■ The problem: Write out the material again word for word, dropping any images it holds.

■ Data shown:
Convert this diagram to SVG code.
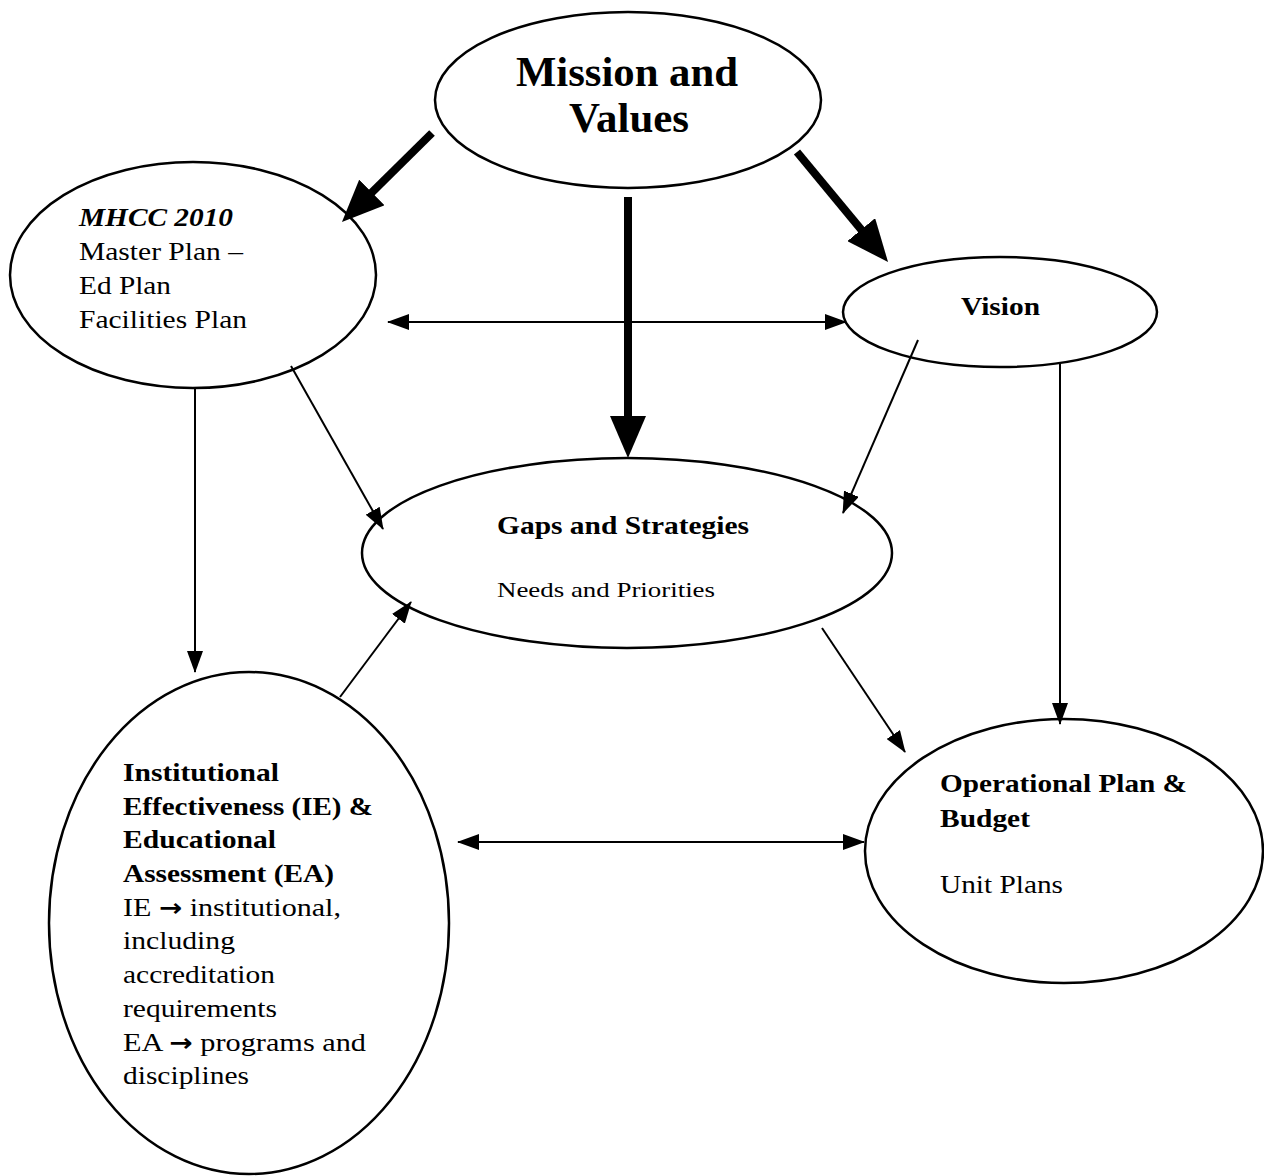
<svg xmlns="http://www.w3.org/2000/svg" width="1264" height="1176" viewBox="0 0 1264 1176">
<style>
.node{fill:#fff;stroke:#000;stroke-width:2.5}
text{font-family:"Liberation Serif","Times New Roman",serif;fill:#000}
.b{font-weight:bold}
.arr{font-family:"DejaVu Sans",sans-serif;font-weight:bold}
.thin{stroke:#000;stroke-width:2;fill:none}
.thick{stroke:#000;stroke-width:8;fill:none}
</style>
<defs>
<marker id="ah" viewBox="0 0 22 16" refX="21" refY="8" markerWidth="22" markerHeight="16" markerUnits="userSpaceOnUse" orient="auto-start-reverse"><path d="M0,0 L22,8 L0,16 z" fill="#000"/></marker>
<marker id="ahb" viewBox="0 0 42 36" refX="12" refY="18" markerWidth="42" markerHeight="36" markerUnits="userSpaceOnUse" orient="auto"><path d="M0,0 L42,18 L0,36 z" fill="#000"/></marker>
</defs>
<rect width="1264" height="1176" fill="#fff"/>

<g id="mission">
<ellipse class="node" cx="628" cy="100" rx="193" ry="88"/>
<text class="b" x="627" y="86" font-size="42" text-anchor="middle" textLength="222" lengthAdjust="spacingAndGlyphs">Mission and</text>
<text class="b" x="629" y="132" font-size="42" text-anchor="middle" textLength="120" lengthAdjust="spacingAndGlyphs">Values</text>
</g>

<g id="mhcc">
<ellipse class="node" cx="193" cy="275" rx="183" ry="113"/>
<text x="79" y="226" font-size="26" class="b" font-style="italic" textLength="154" lengthAdjust="spacingAndGlyphs">MHCC 2010</text>
<text x="79" y="260" font-size="26" textLength="164" lengthAdjust="spacingAndGlyphs">Master Plan –</text>
<text x="79" y="294" font-size="26" textLength="92" lengthAdjust="spacingAndGlyphs">Ed Plan</text>
<text x="79" y="328" font-size="26" textLength="168" lengthAdjust="spacingAndGlyphs">Facilities Plan</text>
</g>

<g id="vision">
<ellipse class="node" cx="1000" cy="312" rx="157" ry="55"/>
<text class="b" x="961" y="315" font-size="26" textLength="79" lengthAdjust="spacingAndGlyphs">Vision</text>
</g>

<g id="gaps">
<ellipse class="node" cx="627" cy="553" rx="265" ry="95"/>
<text class="b" x="497" y="534" font-size="25" textLength="252" lengthAdjust="spacingAndGlyphs">Gaps and Strategies</text>
<text x="497" y="597" font-size="22" textLength="218" lengthAdjust="spacingAndGlyphs">Needs and Priorities</text>
</g>

<g id="operational">
<ellipse class="node" cx="1064" cy="851" rx="199" ry="132"/>
<text class="b" x="940" y="792" font-size="26" textLength="247" lengthAdjust="spacingAndGlyphs">Operational Plan &amp;</text>
<text class="b" x="940" y="827" font-size="26" textLength="90" lengthAdjust="spacingAndGlyphs">Budget</text>
<text x="940" y="893" font-size="26" textLength="123" lengthAdjust="spacingAndGlyphs">Unit Plans</text>
</g>

<g id="ie">
<ellipse class="node" cx="249" cy="923" rx="200" ry="251"/>
<text class="b" x="123" y="781" font-size="26" textLength="156" lengthAdjust="spacingAndGlyphs">Institutional</text>
<text class="b" x="123" y="815" font-size="26" textLength="250" lengthAdjust="spacingAndGlyphs">Effectiveness (IE) &amp;</text>
<text class="b" x="123" y="848" font-size="26" textLength="153" lengthAdjust="spacingAndGlyphs">Educational</text>
<text class="b" x="123" y="882" font-size="26" textLength="211" lengthAdjust="spacingAndGlyphs">Assessment (EA)</text>
<text x="123" y="916" font-size="26" textLength="218" lengthAdjust="spacingAndGlyphs">IE <tspan class="arr" font-size="24">→</tspan> institutional,</text>
<text x="123" y="949" font-size="26" textLength="112" lengthAdjust="spacingAndGlyphs">including</text>
<text x="123" y="983" font-size="26" textLength="152" lengthAdjust="spacingAndGlyphs">accreditation</text>
<text x="123" y="1017" font-size="26" textLength="154" lengthAdjust="spacingAndGlyphs">requirements</text>
<text x="123" y="1051" font-size="26" textLength="243" lengthAdjust="spacingAndGlyphs">EA <tspan class="arr" font-size="24">→</tspan> programs and</text>
<text x="123" y="1084" font-size="26" textLength="126" lengthAdjust="spacingAndGlyphs">disciplines</text>
</g>

<g id="connectors">
<line class="thick" x1="432" y1="133" x2="363.3" y2="200.9" marker-end="url(#ahb)"/>
<line class="thick" x1="628" y1="197" x2="628" y2="428" marker-end="url(#ahb)"/>
<line class="thick" x1="797" y1="152" x2="868.9" y2="238.9" marker-end="url(#ahb)"/>
<line class="thin" x1="388" y1="322" x2="846" y2="322" marker-start="url(#ah)" marker-end="url(#ah)"/>
<line class="thin" x1="195" y1="388" x2="195" y2="672" marker-end="url(#ah)"/>
<line class="thin" x1="291" y1="366" x2="383" y2="529" marker-end="url(#ah)"/>
<line class="thin" x1="918" y1="340" x2="843" y2="513" marker-end="url(#ah)"/>
<line class="thin" x1="1060" y1="364" x2="1060" y2="724" marker-end="url(#ah)"/>
<line class="thin" x1="822" y1="628" x2="905" y2="752" marker-end="url(#ah)"/>
<line class="thin" x1="340" y1="697" x2="411" y2="602" marker-end="url(#ah)"/>
<line class="thin" x1="458" y1="842" x2="864" y2="842" marker-start="url(#ah)" marker-end="url(#ah)"/>
</g>
</svg>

■ Answer to the problem:
Convert this diagram to SVG code.
<svg xmlns="http://www.w3.org/2000/svg" width="1264" height="1176" viewBox="0 0 1264 1176">
<style>
.node{fill:#fff;stroke:#000;stroke-width:2.5}
text{font-family:"Liberation Serif","Times New Roman",serif;fill:#000}
.b{font-weight:bold}
.arr{font-family:"DejaVu Sans",sans-serif;font-weight:bold}
.thin{stroke:#000;stroke-width:2;fill:none}
.thick{stroke:#000;stroke-width:8;fill:none}
</style>
<defs>
<marker id="ah" viewBox="0 0 22 16" refX="21" refY="8" markerWidth="22" markerHeight="16" markerUnits="userSpaceOnUse" orient="auto-start-reverse"><path d="M0,0 L22,8 L0,16 z" fill="#000"/></marker>
<marker id="ahb" viewBox="0 0 42 36" refX="12" refY="18" markerWidth="42" markerHeight="36" markerUnits="userSpaceOnUse" orient="auto"><path d="M0,0 L42,18 L0,36 z" fill="#000"/></marker>
</defs>
<rect width="1264" height="1176" fill="#fff"/>

<g id="mission">
<ellipse class="node" cx="628" cy="100" rx="193" ry="88"/>
<text class="b" x="627" y="86" font-size="42" text-anchor="middle" textLength="222" lengthAdjust="spacingAndGlyphs">Mission and</text>
<text class="b" x="629" y="132" font-size="42" text-anchor="middle" textLength="120" lengthAdjust="spacingAndGlyphs">Values</text>
</g>

<g id="mhcc">
<ellipse class="node" cx="193" cy="275" rx="183" ry="113"/>
<text x="79" y="226" font-size="26" class="b" font-style="italic" textLength="154" lengthAdjust="spacingAndGlyphs">MHCC 2010</text>
<text x="79" y="260" font-size="26" textLength="164" lengthAdjust="spacingAndGlyphs">Master Plan –</text>
<text x="79" y="294" font-size="26" textLength="92" lengthAdjust="spacingAndGlyphs">Ed Plan</text>
<text x="79" y="328" font-size="26" textLength="168" lengthAdjust="spacingAndGlyphs">Facilities Plan</text>
</g>

<g id="vision">
<ellipse class="node" cx="1000" cy="312" rx="157" ry="55"/>
<text class="b" x="961" y="315" font-size="26" textLength="79" lengthAdjust="spacingAndGlyphs">Vision</text>
</g>

<g id="gaps">
<ellipse class="node" cx="627" cy="553" rx="265" ry="95"/>
<text class="b" x="497" y="534" font-size="25" textLength="252" lengthAdjust="spacingAndGlyphs">Gaps and Strategies</text>
<text x="497" y="597" font-size="22" textLength="218" lengthAdjust="spacingAndGlyphs">Needs and Priorities</text>
</g>

<g id="operational">
<ellipse class="node" cx="1064" cy="851" rx="199" ry="132"/>
<text class="b" x="940" y="792" font-size="26" textLength="247" lengthAdjust="spacingAndGlyphs">Operational Plan &amp;</text>
<text class="b" x="940" y="827" font-size="26" textLength="90" lengthAdjust="spacingAndGlyphs">Budget</text>
<text x="940" y="893" font-size="26" textLength="123" lengthAdjust="spacingAndGlyphs">Unit Plans</text>
</g>

<g id="ie">
<ellipse class="node" cx="249" cy="923" rx="200" ry="251"/>
<text class="b" x="123" y="781" font-size="26" textLength="156" lengthAdjust="spacingAndGlyphs">Institutional</text>
<text class="b" x="123" y="815" font-size="26" textLength="250" lengthAdjust="spacingAndGlyphs">Effectiveness (IE) &amp;</text>
<text class="b" x="123" y="848" font-size="26" textLength="153" lengthAdjust="spacingAndGlyphs">Educational</text>
<text class="b" x="123" y="882" font-size="26" textLength="211" lengthAdjust="spacingAndGlyphs">Assessment (EA)</text>
<text x="123" y="916" font-size="26" textLength="218" lengthAdjust="spacingAndGlyphs">IE <tspan class="arr" font-size="24">→</tspan> institutional,</text>
<text x="123" y="949" font-size="26" textLength="112" lengthAdjust="spacingAndGlyphs">including</text>
<text x="123" y="983" font-size="26" textLength="152" lengthAdjust="spacingAndGlyphs">accreditation</text>
<text x="123" y="1017" font-size="26" textLength="154" lengthAdjust="spacingAndGlyphs">requirements</text>
<text x="123" y="1051" font-size="26" textLength="243" lengthAdjust="spacingAndGlyphs">EA <tspan class="arr" font-size="24">→</tspan> programs and</text>
<text x="123" y="1084" font-size="26" textLength="126" lengthAdjust="spacingAndGlyphs">disciplines</text>
</g>

<g id="connectors">
<line class="thick" x1="432" y1="133" x2="363.3" y2="200.9" marker-end="url(#ahb)"/>
<line class="thick" x1="628" y1="197" x2="628" y2="428" marker-end="url(#ahb)"/>
<line class="thick" x1="797" y1="152" x2="868.9" y2="238.9" marker-end="url(#ahb)"/>
<line class="thin" x1="388" y1="322" x2="846" y2="322" marker-start="url(#ah)" marker-end="url(#ah)"/>
<line class="thin" x1="195" y1="388" x2="195" y2="672" marker-end="url(#ah)"/>
<line class="thin" x1="291" y1="366" x2="383" y2="529" marker-end="url(#ah)"/>
<line class="thin" x1="918" y1="340" x2="843" y2="513" marker-end="url(#ah)"/>
<line class="thin" x1="1060" y1="364" x2="1060" y2="724" marker-end="url(#ah)"/>
<line class="thin" x1="822" y1="628" x2="905" y2="752" marker-end="url(#ah)"/>
<line class="thin" x1="340" y1="697" x2="411" y2="602" marker-end="url(#ah)"/>
<line class="thin" x1="458" y1="842" x2="864" y2="842" marker-start="url(#ah)" marker-end="url(#ah)"/>
</g>
</svg>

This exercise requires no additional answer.